Researchers in the Department of Mathematics at York working with mathematicians at the University of Canterbury in Christchurch New Zealand have used a combination of ecological data and mathematics to show that the established theories of complex systems in nature are inaccurate by several orders of magnitude.
The research team led by Dr Alex James and Dr Mike Plank at Canterbury and Dr Jon Pitchford at York,, found that interactions among species in nature were far more stable than theoretically predicted.
The research which is published in the American Naturalist also involved scientists at Queens University, Belfast, and the UK Centre for Environment, Fisheries and Aquaculture Science (Cefas).

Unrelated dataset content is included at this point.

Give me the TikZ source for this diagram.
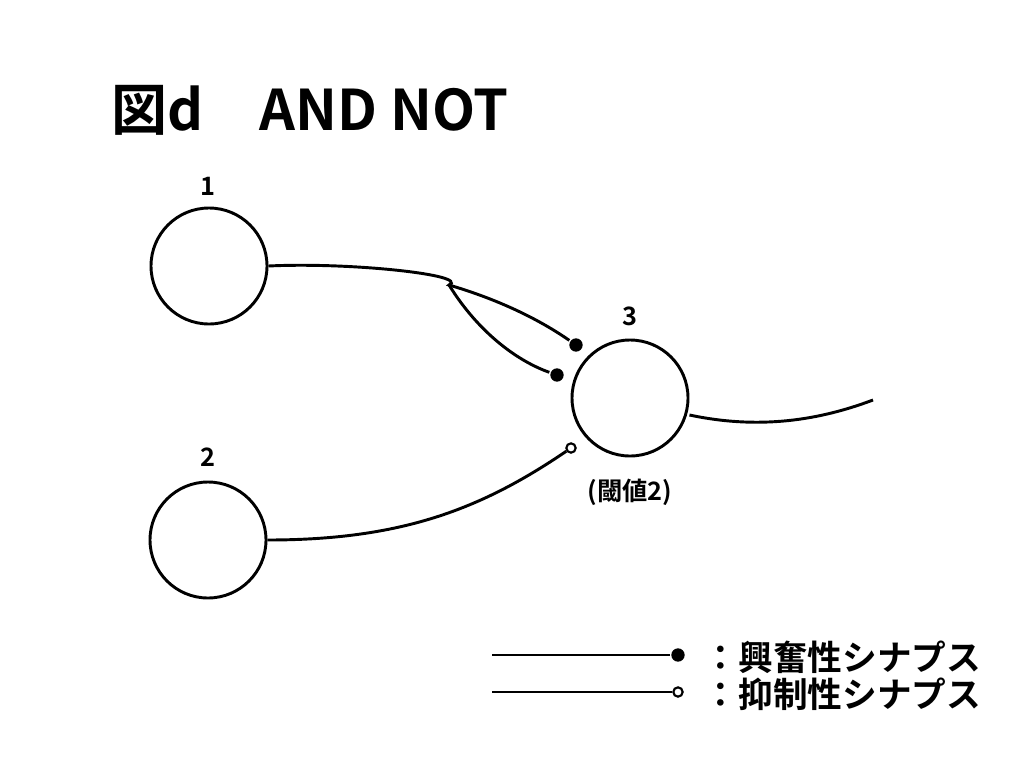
\documentclass[tikz,border=0pt]{standalone}
\usepackage{fontspec}
\setmainfont{Noto Sans CJK JP}[BoldFont={Noto Sans CJK JP Bold}]
\usetikzlibrary{positioning}

\begin{document}
\begin{tikzpicture}[
        x=0.75pt, y=-0.75pt,
        every path/.style={line width=2.2pt},
        neuron/.style={draw, circle, line width=2.2pt, minimum size=87pt, inner sep=0pt},
        label/.style={font=\bfseries\fontsize{19}{19}\selectfont},
        excite/.style={circle, fill=black, inner sep=0pt, minimum size=10pt},
        inhibit/.style={circle, draw, fill=white, line width=1.6pt, inner sep=0pt, minimum size=7pt},
        legend/.style={anchor=west, font=\bfseries\fontsize{26}{26}\selectfont}
    ]
    \useasboundingbox (0,0) rectangle (1024,768);

    % Title
    \node[anchor=west, font=\bfseries\fontsize{42}{42}\selectfont] (title) at (106,110) {図d\quad AND NOT};

    % Neurons
    \node[neuron] (n1) at (209,266) {};
    \node[neuron] (n2) at (208,540) {};
    \node[neuron] (n3) at (630,398) {};
    \node[label] (l1) at (208,186) {1};
    \node[label] (l2) at (208,457) {2};
    \node[label] (l3) at (630,316) {3};
    \node[label] (th) at (630,492) {(閾値2)};

    % Synapses
    \node[excite] (s1) at (576,345) {};
    \node[excite] (s2) at (557,375) {};
    \node[inhibit] (s3) at (571,448) {};
    \coordinate (br) at (449,285);
    \coordinate (out) at (873,400);

    % Edges
    \draw (n1.east) .. controls (350,262) and (470,275) .. (br)
                    .. controls (500,300) and (540,320) .. (s1);
    \draw (br) .. controls (480,335) and (520,362) .. (s2);
    \draw (n2.east) .. controls (400,540) and (480,510) .. (s3);
    \draw (n3.east |- 0,415) .. controls (760,430) and (820,420) .. (out);

    % Legend
    \node[excite] (le) at (678,655) {};
    \node[inhibit] (li) at (678,692) {};
    \coordinate (le0) at (492,655);
    \coordinate (li0) at (492,692);
    \draw (le0) -- (le);
    \draw (li0) -- (li);
    \node[legend] (tle) at (698,657) {：興奮性シナプス};
    \node[legend] (tli) at (698,694) {：抑制性シナプス};
\end{tikzpicture}
\end{document}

Dr Jon Pitchford, who led the research at York, said: "Essentially what we did was use applied maths to review how well 40 years' worth of theory fitted with data about interactions among species. We discovered some consistent patterns in the networks of interaction.
"Although there is a relationship between stability and complexity in ecological communities, the predictive power of that relationship is weak. Our study shows that we can't rely on random numbers as a substitute for ignorance. We must be cautious in drawing conclusions about ecosystems' stability without data on network structure or interactions among species."
Co-author Axel Rossberg of Cefas, added: "Simulated food webs are being used increasingly in helping to decide on questions in fisheries management. Our results show how to do this more reliably."